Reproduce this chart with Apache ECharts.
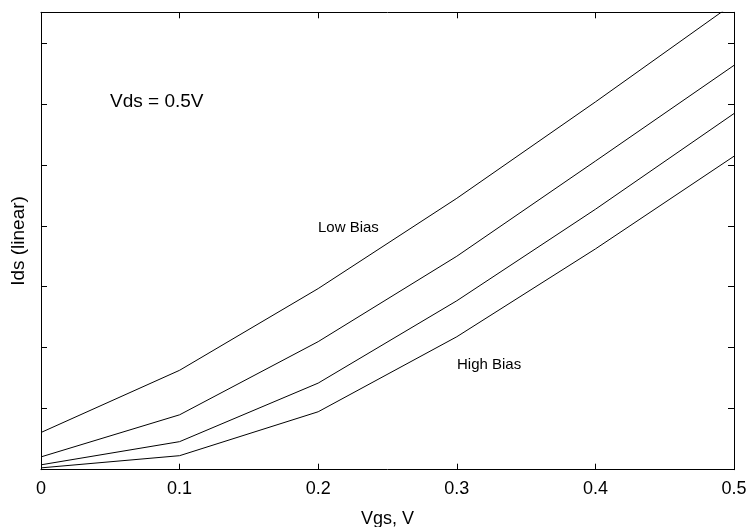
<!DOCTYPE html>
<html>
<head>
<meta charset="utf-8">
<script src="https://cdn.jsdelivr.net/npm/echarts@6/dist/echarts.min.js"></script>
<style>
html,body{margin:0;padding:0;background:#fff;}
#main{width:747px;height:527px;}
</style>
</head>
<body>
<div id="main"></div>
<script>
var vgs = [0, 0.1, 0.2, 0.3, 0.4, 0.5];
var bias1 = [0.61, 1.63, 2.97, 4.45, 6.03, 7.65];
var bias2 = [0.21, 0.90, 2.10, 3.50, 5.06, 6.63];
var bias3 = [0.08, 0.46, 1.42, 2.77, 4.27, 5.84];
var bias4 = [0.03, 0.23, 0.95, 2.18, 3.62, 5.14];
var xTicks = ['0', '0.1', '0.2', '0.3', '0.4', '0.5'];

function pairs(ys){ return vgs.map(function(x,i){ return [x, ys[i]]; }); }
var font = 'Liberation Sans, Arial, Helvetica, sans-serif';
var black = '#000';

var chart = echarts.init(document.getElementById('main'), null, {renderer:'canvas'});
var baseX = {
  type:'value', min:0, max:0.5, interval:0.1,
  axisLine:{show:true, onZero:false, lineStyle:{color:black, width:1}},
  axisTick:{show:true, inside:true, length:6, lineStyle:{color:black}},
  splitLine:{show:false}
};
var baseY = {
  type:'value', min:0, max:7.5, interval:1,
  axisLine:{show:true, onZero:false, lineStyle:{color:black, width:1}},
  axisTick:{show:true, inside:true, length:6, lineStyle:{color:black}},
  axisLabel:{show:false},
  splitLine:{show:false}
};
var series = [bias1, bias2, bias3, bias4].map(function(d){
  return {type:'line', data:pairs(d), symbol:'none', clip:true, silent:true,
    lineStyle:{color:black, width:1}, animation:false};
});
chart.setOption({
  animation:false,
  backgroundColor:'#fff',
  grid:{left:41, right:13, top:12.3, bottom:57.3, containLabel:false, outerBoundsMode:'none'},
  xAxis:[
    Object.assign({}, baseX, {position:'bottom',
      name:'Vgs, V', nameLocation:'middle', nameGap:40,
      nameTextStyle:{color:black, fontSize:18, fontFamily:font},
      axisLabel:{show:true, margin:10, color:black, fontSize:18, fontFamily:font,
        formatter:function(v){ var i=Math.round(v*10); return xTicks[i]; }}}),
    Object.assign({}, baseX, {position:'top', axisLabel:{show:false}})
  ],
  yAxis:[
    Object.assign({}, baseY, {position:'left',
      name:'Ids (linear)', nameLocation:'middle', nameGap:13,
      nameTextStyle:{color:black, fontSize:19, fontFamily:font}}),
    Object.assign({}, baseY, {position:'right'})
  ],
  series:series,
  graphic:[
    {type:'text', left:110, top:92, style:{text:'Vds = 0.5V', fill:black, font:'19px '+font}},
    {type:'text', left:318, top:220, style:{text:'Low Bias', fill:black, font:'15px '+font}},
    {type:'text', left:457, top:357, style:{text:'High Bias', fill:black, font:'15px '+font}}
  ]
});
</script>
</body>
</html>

+ + + + + + +

• **Task brief**
Exactly restate the lines from the beginning of the data through the line with "var black = '#000';", and no others, keeping pictures out.

• **Answer to the exercise**
Reproduce this chart with Apache ECharts.
<!DOCTYPE html>
<html>
<head>
<meta charset="utf-8">
<script src="https://cdn.jsdelivr.net/npm/echarts@6/dist/echarts.min.js"></script>
<style>
html,body{margin:0;padding:0;background:#fff;}
#main{width:747px;height:527px;}
</style>
</head>
<body>
<div id="main"></div>
<script>
var vgs = [0, 0.1, 0.2, 0.3, 0.4, 0.5];
var bias1 = [0.61, 1.63, 2.97, 4.45, 6.03, 7.65];
var bias2 = [0.21, 0.90, 2.10, 3.50, 5.06, 6.63];
var bias3 = [0.08, 0.46, 1.42, 2.77, 4.27, 5.84];
var bias4 = [0.03, 0.23, 0.95, 2.18, 3.62, 5.14];
var xTicks = ['0', '0.1', '0.2', '0.3', '0.4', '0.5'];

function pairs(ys){ return vgs.map(function(x,i){ return [x, ys[i]]; }); }
var font = 'Liberation Sans, Arial, Helvetica, sans-serif';
var black = '#000';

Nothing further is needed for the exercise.